* [INFORMATION PROVIDED]
=====
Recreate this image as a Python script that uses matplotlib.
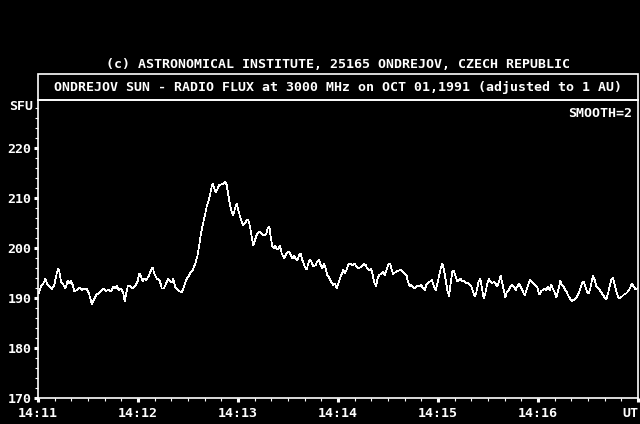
import matplotlib
matplotlib.use("Agg")
import matplotlib.pyplot as plt
from matplotlib.patches import Rectangle
from matplotlib.ticker import MultipleLocator

# seconds after 14:11:00 UT and flux (SFU)
t_sec = [
    0.4, 1.8, 3.2, 4.4, 5.8, 7.2, 8.4, 9.8, 10.8, 12.0, 12.8, 13.8, 15.2, 16.4,
    17.8, 18.8, 19.8, 20.8, 21.8, 23.2, 24.8, 26.4, 27.8, 29.2, 30.4, 31.4, 32.4,
    33.8, 35.2, 36.4, 37.8, 39.2, 40.8, 42.4, 43.8, 45.2, 46.4, 47.4, 48.4, 49.8,
    51.2, 52.0, 52.8, 53.8, 55.2, 56.4, 57.8, 58.8, 59.8, 60.8, 61.8, 62.8, 63.8,
    64.8, 66.4, 67.8, 68.8, 69.8, 71.2, 72.8, 73.8,
    74.2, 75.6, 76.8, 78.0, 79.2, 80.4, 81.2, 82.2, 83.2, 84.8, 86.2, 87.2, 88.2,
    89.2, 90.2, 91.2, 92.8, 94.2, 95.6, 96.8, 97.6, 98.8, 100.2, 101.2, 102.2,
    103.2, 104.2, 104.8, 105.8, 106.8, 107.8, 108.8, 110.2, 111.2, 112.2, 113.2,
    114.2, 115.2, 116.2, 117.2, 118.2, 119.2, 120.2, 121.2, 122.2, 123.2, 124.2,
    125.2, 126.2, 127.2, 128.2, 129.2, 130.2, 131.2, 132.8, 134.2, 135.2, 136.8,
    137.8, 138.8, 139.6, 140.6, 141.6, 142.4, 143.2, 144.2, 145.2, 146.2, 147.2,
    147.6, 148.6, 149.6, 150.6, 151.6, 152.6, 153.6, 154.6, 155.6, 156.6, 157.6,
    158.6, 160.0, 161.2, 162.2, 163.2, 164.0, 165.2, 166.6, 167.6, 168.6, 169.6,
    170.6, 171.6, 172.6, 173.6, 175.0, 176.0, 177.2, 178.2, 179.2, 180.2, 181.2,
    182.0, 183.2, 184.2, 185.2, 186.2, 187.2, 188.6, 190.0, 191.2, 192.0, 193.2,
    194.6, 195.6, 196.6, 197.6, 198.6, 200.0, 201.0, 202.0, 202.8, 203.8, 204.8,
    206.0, 207.0, 208.0, 209.2, 210.2, 211.2, 212.0, 213.0, 214.2, 215.2, 216.6,
    217.6, 218.6, 220.0, 221.2,
    222.0, 223.0, 224.0, 225.0, 226.0, 227.0, 228.0, 229.0, 230.0, 231.0, 232.0,
    233.0, 234.4, 235.6, 236.4, 237.6, 238.6, 239.6, 240.6, 241.6, 242.6, 243.6,
    244.6, 245.6, 246.6, 247.6, 248.6, 249.6, 250.6, 251.6, 252.6, 253.6, 254.6,
    255.6, 257.0, 258.0, 259.0, 260.0, 261.0, 262.0, 263.0, 264.4, 265.4, 266.4,
    267.4, 268.4, 269.4, 270.4, 271.4, 272.4, 273.6, 274.4, 275.6, 276.6, 277.6,
    278.6, 279.6, 280.4, 281.4, 282.4, 283.6, 284.6, 285.6, 286.6, 287.6, 288.6,
    289.6, 290.6,
    292.0, 293.4, 294.4, 295.4, 296.8, 298.0, 299.4, 300.8, 302.0, 303.0, 304.0,
    305.0, 306.0, 307.0, 308.0, 309.0, 310.0, 311.0, 312.4, 313.4, 314.4, 315.4,
    316.4, 317.4, 318.4, 319.4, 320.4, 321.4, 322.4, 323.4, 324.4, 325.4, 326.4,
    327.4, 328.4, 329.4, 330.4, 331.4, 332.4, 333.0, 334.0, 335.0, 336.0, 337.0,
    338.0, 339.0, 340.0, 341.0, 342.0, 343.0, 344.0, 345.0, 346.0, 347.0, 348.0,
    349.0, 350.4, 351.6, 352.8, 354.0, 355.4, 356.4, 357.4, 358.4, 359.4, 360.0,
]
flux = [
    190.9, 192.3, 192.9, 193.8, 192.6, 192.3, 191.8, 192.6, 194.3, 195.9, 195.3,
    193.3, 192.7, 191.9, 193.4, 192.9, 193.4, 192.6, 191.3, 191.6, 192.1, 191.6,
    191.9, 191.8, 191.1, 189.9, 188.7, 189.9, 190.7, 190.9, 191.4, 191.9, 191.4,
    191.6, 191.3, 192.3, 191.9, 192.5, 191.6, 191.9, 190.9, 189.3, 190.7, 192.3,
    192.5, 191.9, 192.3, 192.7, 193.4, 194.9, 194.3, 193.3, 193.9, 193.6, 194.3,
    195.6, 196.1, 194.9, 193.9, 193.6, 192.6,
    191.9, 191.9, 192.9, 193.8, 193.3, 193.1, 193.8, 192.3, 191.8, 191.4, 191.1,
    191.9, 192.9, 193.8, 194.3, 194.9, 195.6, 196.7, 198.3, 200.6, 202.6, 204.6,
    206.6, 208.3, 209.3, 210.6, 212.3, 212.9, 211.9, 211.1, 211.9, 212.6, 212.7,
    212.9, 213.3, 212.6, 210.6, 208.6, 207.3, 206.6, 207.9, 208.9, 207.6, 206.3,
    205.3, 204.6, 204.9, 205.6, 205.6, 204.3, 202.3, 200.5, 201.6, 202.6, 203.3,
    202.9, 202.6, 202.7, 203.9, 204.3, 202.3, 200.3, 199.9, 200.5, 199.8, 199.8,
    200.5, 198.9, 198.3,
    197.9, 198.6, 199.1, 199.3, 198.6, 197.9, 198.4, 197.9, 197.5, 198.6, 198.9,
    197.6, 196.3, 195.7, 196.9, 197.7, 197.3, 196.3, 196.6, 197.3, 197.6, 196.6,
    195.9, 196.8, 195.9, 194.6, 193.9, 193.1, 192.6, 192.9, 191.9, 192.9, 193.9,
    194.6, 195.6, 194.9, 195.7, 196.6, 196.9, 196.6, 196.8, 196.3, 195.9, 196.1,
    196.4, 196.8, 196.6, 195.9, 195.5, 195.9, 194.3, 192.9, 192.4, 193.9, 194.6,
    194.9, 195.3, 194.6, 195.7, 196.6, 196.9, 195.9, 194.8, 195.1, 195.3, 195.5,
    195.7, 195.3, 194.8, 194.4,
    193.2, 192.3, 192.6, 192.1, 191.9, 192.3, 192.5, 192.3, 192.6, 191.9, 191.6,
    192.6, 193.1, 193.4, 193.6, 192.3, 191.6, 192.9, 194.3, 195.9, 196.9, 195.6,
    193.6, 191.6, 190.3, 192.9, 195.3, 195.4, 194.3, 193.3, 193.6, 193.8, 193.3,
    193.4, 192.9, 193.1, 192.6, 192.3, 191.3, 190.3, 191.1, 193.4, 193.8, 191.9,
    189.9, 190.9, 192.6, 193.8, 193.3, 192.9, 193.3, 192.9, 192.3, 193.3, 194.5,
    192.9, 191.3, 190.1, 191.3, 191.6, 192.3, 192.6, 192.3, 191.6, 192.3, 192.9,
    192.3, 191.6,
    190.5, 191.9, 192.9, 193.6, 193.1, 192.6, 192.3, 190.7, 191.4, 191.6, 191.9,
    191.6, 192.3, 191.6, 192.6, 191.8, 191.1, 190.1, 191.9, 193.4, 192.6, 192.3,
    191.6, 191.1, 190.3, 189.8, 189.4, 189.6, 189.9, 190.3, 190.9, 191.9, 192.9,
    193.3, 192.3, 191.3, 190.9, 191.9, 193.6, 194.5, 193.6, 192.3, 191.9, 191.6,
    191.1, 190.6, 190.1, 189.7, 190.9, 192.3, 193.6, 194.1, 192.7, 191.4, 190.3,
    189.9, 190.3, 190.7, 190.9, 191.3, 192.1, 192.9, 192.3, 191.8, 191.9, 192.1,
]

minute_ticks = [0, 60, 120, 180, 240, 300, 360]
minute_labels = ["14:11", "14:12", "14:13", "14:14", "14:15", "14:16", "UT"]
sfu_ticks = [170, 180, 190, 200, 210, 220]

title1 = "(c) ASTRONOMICAL INSTITUTE, 25165 ONDREJOV, CZECH REPUBLIC"
title2 = "ONDREJOV SUN - RADIO FLUX at 3000 MHz on OCT 01,1991 (adjusted to 1 AU)"

plt.rcParams["font.family"] = "DejaVu Sans Mono"
plt.rcParams["font.weight"] = "bold"
fs = 9.5

fig = plt.figure(figsize=(6.4, 4.24), dpi=100, facecolor="black")
ax = fig.add_axes([38 / 640, 1 - 398 / 424, 600 / 640, 298.3 / 424])
ax.set_facecolor("black")

ax.plot(t_sec, flux, color="white", lw=0.5, antialiased=False)

ax.set_xlim(0, 360)
ax.set_ylim(170, 229.66)

ax.set_xticks(minute_ticks)
ax.set_xticklabels(minute_labels)
ax.get_xticklabels()[-1].set_horizontalalignment("right")
ax.set_yticks(sfu_ticks)
ax.xaxis.set_minor_locator(MultipleLocator(10))
ax.yaxis.set_minor_locator(MultipleLocator(2))

for s in ax.spines.values():
    s.set_color("white")
    s.set_linewidth(1.2)

ax.tick_params(which="major", length=3, width=2.2, color="white",
               labelcolor="white", labelsize=fs)
ax.tick_params(axis="x", which="major", pad=3.5)
ax.tick_params(axis="y", which="major", pad=1.5)
ax.tick_params(which="minor", length=2.5, width=0.8, color="white")

# title box above the plot
ax.add_patch(Rectangle((0, 1), 1, 26 / 298.3, transform=ax.transAxes,
                       fill=False, ec="white", lw=1.2, clip_on=False))

fig.text(338 / 640, 1 - 64 / 424, title1, color="white", fontsize=fs,
         ha="center", va="center")
fig.text(338 / 640, 1 - 87 / 424, title2, color="white", fontsize=fs,
         ha="center", va="center")
fig.text(33 / 640, 1 - 107 / 424, "SFU", color="white", fontsize=fs,
         ha="right", va="center")
fig.text(632 / 640, 1 - 113 / 424, "SMOOTH=2", color="white", fontsize=fs,
         ha="right", va="center")

fig.savefig("out.png", dpi=100, facecolor="black")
=====
* [EXERCISE DETAILS]
In the data above, please extract the lines from the first one through the line with "from matplotlib.ticker import MultipleLocator", exactly, and keep pictures out.

* [FINAL RESULT]
Recreate this image as a Python script that uses matplotlib.
import matplotlib
matplotlib.use("Agg")
import matplotlib.pyplot as plt
from matplotlib.patches import Rectangle
from matplotlib.ticker import MultipleLocator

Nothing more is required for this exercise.